* Materials provided *
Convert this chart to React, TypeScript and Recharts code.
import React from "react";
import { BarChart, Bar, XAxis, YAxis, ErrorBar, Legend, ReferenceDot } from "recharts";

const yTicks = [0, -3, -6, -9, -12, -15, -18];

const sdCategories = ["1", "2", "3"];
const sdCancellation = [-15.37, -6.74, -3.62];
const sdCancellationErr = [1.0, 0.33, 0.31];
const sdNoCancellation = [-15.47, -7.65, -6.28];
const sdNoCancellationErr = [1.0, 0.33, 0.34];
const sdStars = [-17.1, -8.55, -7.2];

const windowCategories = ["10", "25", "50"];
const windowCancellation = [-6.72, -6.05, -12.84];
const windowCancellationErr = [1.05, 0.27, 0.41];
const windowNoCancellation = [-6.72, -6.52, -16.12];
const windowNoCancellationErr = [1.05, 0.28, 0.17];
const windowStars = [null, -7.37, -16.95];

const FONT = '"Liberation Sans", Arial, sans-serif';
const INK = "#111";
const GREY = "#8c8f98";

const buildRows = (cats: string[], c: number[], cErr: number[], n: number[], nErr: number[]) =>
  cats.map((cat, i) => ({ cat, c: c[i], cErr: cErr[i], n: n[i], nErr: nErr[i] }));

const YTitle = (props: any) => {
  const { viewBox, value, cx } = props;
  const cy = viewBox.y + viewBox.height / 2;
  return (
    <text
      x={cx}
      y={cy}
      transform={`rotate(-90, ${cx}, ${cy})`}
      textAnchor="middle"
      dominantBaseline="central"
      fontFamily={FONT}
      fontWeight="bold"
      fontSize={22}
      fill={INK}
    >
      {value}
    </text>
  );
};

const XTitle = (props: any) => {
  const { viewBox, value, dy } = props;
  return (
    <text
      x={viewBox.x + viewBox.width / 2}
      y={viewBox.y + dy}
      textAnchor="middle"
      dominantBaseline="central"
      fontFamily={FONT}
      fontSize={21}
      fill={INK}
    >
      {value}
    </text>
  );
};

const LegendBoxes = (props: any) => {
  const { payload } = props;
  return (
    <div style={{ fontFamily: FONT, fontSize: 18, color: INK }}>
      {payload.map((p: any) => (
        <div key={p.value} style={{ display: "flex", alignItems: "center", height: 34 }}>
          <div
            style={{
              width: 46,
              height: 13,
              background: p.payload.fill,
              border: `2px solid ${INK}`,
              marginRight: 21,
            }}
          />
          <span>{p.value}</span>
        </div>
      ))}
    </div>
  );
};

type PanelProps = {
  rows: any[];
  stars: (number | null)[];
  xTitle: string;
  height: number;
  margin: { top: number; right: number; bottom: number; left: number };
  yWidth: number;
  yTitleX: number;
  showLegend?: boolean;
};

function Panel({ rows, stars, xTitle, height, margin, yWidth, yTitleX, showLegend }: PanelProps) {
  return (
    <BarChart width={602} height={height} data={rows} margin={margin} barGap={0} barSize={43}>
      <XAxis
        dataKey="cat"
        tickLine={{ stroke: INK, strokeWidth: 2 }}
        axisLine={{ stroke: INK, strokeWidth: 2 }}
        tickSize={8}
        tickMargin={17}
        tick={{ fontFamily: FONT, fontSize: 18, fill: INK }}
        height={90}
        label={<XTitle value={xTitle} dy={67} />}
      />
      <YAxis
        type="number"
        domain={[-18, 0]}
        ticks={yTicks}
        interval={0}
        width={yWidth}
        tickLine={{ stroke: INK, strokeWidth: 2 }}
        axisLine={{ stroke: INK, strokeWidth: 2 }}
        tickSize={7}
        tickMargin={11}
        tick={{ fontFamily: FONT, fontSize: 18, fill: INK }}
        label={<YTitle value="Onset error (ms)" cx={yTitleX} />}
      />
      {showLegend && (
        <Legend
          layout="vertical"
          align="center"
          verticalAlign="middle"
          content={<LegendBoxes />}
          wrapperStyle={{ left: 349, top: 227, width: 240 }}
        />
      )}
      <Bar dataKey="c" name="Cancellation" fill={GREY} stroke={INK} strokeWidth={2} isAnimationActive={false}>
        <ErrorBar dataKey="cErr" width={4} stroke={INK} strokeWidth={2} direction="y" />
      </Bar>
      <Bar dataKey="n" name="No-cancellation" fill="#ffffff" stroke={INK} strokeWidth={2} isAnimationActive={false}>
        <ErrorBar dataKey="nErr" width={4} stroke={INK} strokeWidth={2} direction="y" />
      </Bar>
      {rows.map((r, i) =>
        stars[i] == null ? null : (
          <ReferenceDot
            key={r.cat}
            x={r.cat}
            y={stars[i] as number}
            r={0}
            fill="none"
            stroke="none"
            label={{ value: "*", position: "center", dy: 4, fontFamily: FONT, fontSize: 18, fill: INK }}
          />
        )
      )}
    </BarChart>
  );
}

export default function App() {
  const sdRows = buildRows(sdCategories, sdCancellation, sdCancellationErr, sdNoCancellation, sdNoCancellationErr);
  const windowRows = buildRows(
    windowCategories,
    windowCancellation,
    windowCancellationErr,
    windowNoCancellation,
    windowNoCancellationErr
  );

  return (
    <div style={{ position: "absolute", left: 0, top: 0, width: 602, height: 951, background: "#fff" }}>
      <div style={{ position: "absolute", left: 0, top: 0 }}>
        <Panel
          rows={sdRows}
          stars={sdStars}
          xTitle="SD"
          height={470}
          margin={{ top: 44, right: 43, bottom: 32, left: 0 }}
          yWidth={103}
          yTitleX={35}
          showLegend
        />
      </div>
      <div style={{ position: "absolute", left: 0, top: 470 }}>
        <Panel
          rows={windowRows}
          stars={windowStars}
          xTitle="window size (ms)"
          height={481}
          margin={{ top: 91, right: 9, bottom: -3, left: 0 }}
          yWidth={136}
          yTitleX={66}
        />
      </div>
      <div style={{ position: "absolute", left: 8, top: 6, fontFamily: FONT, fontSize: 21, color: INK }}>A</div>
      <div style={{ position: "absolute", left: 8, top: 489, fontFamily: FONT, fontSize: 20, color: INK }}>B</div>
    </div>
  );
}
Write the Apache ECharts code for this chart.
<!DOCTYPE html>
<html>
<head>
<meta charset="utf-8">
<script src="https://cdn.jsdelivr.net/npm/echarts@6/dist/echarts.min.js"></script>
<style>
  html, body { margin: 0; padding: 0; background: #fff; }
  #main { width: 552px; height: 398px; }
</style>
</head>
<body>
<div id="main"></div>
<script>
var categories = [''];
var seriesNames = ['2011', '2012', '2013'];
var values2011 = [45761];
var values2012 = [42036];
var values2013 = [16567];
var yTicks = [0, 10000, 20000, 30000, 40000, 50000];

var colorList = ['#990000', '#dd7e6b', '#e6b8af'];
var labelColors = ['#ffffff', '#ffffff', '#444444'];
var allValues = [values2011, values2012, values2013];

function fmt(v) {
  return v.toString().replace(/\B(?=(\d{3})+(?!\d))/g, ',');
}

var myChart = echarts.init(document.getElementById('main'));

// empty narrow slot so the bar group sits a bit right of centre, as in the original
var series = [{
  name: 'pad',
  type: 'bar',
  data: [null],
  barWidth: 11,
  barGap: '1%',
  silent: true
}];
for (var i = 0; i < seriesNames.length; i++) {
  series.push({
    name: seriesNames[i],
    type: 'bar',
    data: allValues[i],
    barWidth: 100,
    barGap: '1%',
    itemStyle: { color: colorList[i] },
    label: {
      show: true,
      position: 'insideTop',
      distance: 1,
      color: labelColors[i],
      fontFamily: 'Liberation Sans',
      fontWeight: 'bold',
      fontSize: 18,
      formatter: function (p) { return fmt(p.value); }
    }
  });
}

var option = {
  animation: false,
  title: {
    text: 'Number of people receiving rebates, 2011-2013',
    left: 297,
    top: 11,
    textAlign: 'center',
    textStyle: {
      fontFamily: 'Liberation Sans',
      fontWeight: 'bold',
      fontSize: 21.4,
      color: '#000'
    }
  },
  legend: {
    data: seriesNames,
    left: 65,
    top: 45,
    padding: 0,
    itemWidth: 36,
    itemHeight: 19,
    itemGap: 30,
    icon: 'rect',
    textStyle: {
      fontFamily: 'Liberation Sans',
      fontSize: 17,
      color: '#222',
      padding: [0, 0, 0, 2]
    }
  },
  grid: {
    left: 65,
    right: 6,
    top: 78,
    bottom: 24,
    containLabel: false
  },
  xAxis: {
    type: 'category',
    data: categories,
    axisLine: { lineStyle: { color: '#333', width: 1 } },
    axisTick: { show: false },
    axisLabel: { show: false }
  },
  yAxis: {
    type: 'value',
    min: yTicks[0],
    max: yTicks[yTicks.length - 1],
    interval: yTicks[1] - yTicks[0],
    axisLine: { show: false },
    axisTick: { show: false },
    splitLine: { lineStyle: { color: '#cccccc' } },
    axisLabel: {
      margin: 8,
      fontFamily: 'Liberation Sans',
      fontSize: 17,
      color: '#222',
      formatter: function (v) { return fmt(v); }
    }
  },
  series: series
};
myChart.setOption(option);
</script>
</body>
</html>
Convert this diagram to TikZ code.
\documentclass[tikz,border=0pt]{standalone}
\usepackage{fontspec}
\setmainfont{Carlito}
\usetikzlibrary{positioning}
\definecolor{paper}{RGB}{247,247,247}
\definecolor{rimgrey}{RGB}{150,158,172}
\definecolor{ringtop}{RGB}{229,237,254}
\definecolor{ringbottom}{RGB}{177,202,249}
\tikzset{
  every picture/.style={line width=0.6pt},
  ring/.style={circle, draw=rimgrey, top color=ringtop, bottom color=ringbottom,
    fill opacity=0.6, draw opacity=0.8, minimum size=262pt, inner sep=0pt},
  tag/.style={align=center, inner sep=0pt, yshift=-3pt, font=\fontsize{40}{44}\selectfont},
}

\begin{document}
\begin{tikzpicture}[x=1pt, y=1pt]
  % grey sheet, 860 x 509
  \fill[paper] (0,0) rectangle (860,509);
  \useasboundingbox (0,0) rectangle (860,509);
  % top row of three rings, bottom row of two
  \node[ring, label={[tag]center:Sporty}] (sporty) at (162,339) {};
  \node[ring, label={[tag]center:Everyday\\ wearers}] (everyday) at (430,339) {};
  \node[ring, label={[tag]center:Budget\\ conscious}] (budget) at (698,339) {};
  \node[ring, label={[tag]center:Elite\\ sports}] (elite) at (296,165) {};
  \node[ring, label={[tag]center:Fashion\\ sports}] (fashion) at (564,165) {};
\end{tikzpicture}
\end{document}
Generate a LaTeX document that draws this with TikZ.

* Aim *
Begin at the first line of the records above and quote every line verbatim through the one that contains "const yTicks = [0, -3, -6, -9, -12, -15, -18];".

* Result of the exercise *
Convert this chart to React, TypeScript and Recharts code.
import React from "react";
import { BarChart, Bar, XAxis, YAxis, ErrorBar, Legend, ReferenceDot } from "recharts";

const yTicks = [0, -3, -6, -9, -12, -15, -18];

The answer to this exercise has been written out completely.